Pierre-Marie-Élie-Louis Nouailhetas (17 December 1894 – 1985) was a French naval officer who served as the governor of French Somaliland from 7 August 1940 until 21 October 1942 during World War II.

==Life==
===Before Somaliland===
Nouailhetas was born at Cercoux on 17 December 1894, the second son and child of Louis Nouailhetas, an engineer officer in the navy, and Marie-Anne-Françoise Bertet. He entered the École Navale in 1913. He received two citations during World War I (1914–18). In 1925, he left the navy to join the colonial service. His first posting was as an adjutant (adjoint) at Lạng Sơn. In 1927, he was promoted the rank of administrator (administrateur) in charge of Tuyên Quang Province. He later served as chief of staff (chef de cabinet) to the governor of Cochinchina and then administrator of Bến Tre Province and Cần Thơ Province (1933–36). Between 1936 and 1939 he was the secretary-general (secrétaire général) to the Governor General of Indochina.

===Governor of Somaliland===
In August 1940, following the fall of France, he was named by the Vichy government to replace Gaëtan Germain as governor of French Somaliland. He flew into the colony, already threatened with a British interdict, on 2 September. On 18 September the British established a blockade and on 25 September they bombed the capital, Djibouti, from the air. This resulted in Nouailhetas instituting a brutal reign of terror. Europeans suspected of contact with the enemy were interned at Obock, while 45 others were condemned to death or forced labour, mostly in absentia. On 7 May 1941, Nouailhetas issued circular letter No. 457, which ordered any native caught carrying a message from Allied forces to be shot by a firing squad. That month, six illiterate Somalis were shot without trial as "Gaullist traitors" to set an example.
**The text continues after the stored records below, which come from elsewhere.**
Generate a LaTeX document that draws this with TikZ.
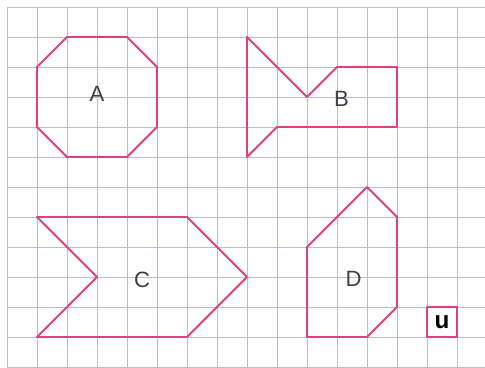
\documentclass[tikz,border=0pt]{standalone}
\usepackage{fontspec}
\setmainfont{Liberation Sans}
\definecolor{rosa}{RGB}{226,62,130}
\definecolor{grade}{RGB}{192,184,218}
\tikzset{
  figura/.style={draw=rosa, line width=1.8pt, line join=round},
  rotulo/.style={font=\fontsize{21}{25}\selectfont, text=black!75},
}
\begin{document}
\begin{tikzpicture}[x=1cm, y=-1cm]
        \useasboundingbox (-0.233,-0.233) rectangle (15.933,12.033);
        \fill[white] (-0.233,-0.233) rectangle (15.933,12.033);
        \draw[grade, line width=0.7pt] (0,0) grid (15.933,12.033);
        % figura A
        \draw[figura] (2,1) -- (4,1) -- (5,2) -- (5,4) -- (4,5) -- (2,5) -- (1,4) -- (1,2) -- cycle;
        \node at (3,2.9) [rotulo] (a) {A};
        % figura B
        \draw[figura] (8,1) -- (10,3) -- (11,2) -- (13,2) -- (13,4) -- (9,4) -- (8,5) -- cycle;
        \node at (11.15,3.05) [rotulo] (b) {B};
        % figura C
        \draw[figura] (1,7) -- (6,7) -- (8,9) -- (6,11) -- (1,11) -- (3,9) -- cycle;
        \node at (4.5,9.1) [rotulo] (c) {C};
        % figura D
        \draw[figura] (12,6) -- (13,7) -- (13,10) -- (12,11) -- (10,11) -- (10,8) -- cycle;
        \node at (11.55,9.05) [rotulo] (d) {D};
        % unidade
        \node at (14.5,10.5) [figura, minimum size=1cm, inner sep=0pt, font=\fontsize{23}{27}\selectfont\bfseries] (u) {u};
      \end{tikzpicture}
\end{document}
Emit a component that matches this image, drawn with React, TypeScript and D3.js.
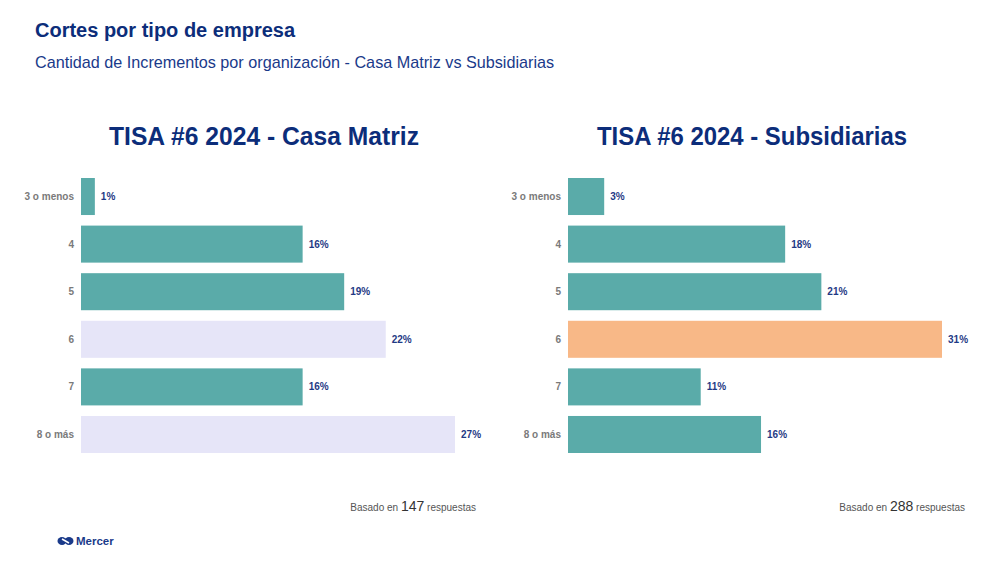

On 8 June 1941, the British gave Nouailhetas an ultimatum: they would lift the blockade and provide one month's worth of provisions if the colony declared for De Gaulle; otherwise the blockade would be tightened. Nouailhetas wrote to British authorities in Aden on 15 June about the high rate of infant mortality owing to malnutrition in the territory, but he rejected their terms. When negotiations resumed with Nouailhetas later in the summer, the British offered to evacuate the garrison and European civilians to another French colony upon surrender. Nouailhetas responde that he would destroy the colony's railroads and port facilities before surrendering. All these negotiations came to nothing.

===Retirement===
In September 1942, on account of reports of his brutality and intractability, Nouailhetas was recalled to Vichy and forced to retire without a pension. Following the war, he escaped to Portugal. During the post-war Épuration, he was sentenced to death in absentia. He returned to face a military tribunal and was acquitted on 17 July 1953, which sparked outrage in Djibouti. He died in obscurity in 1985.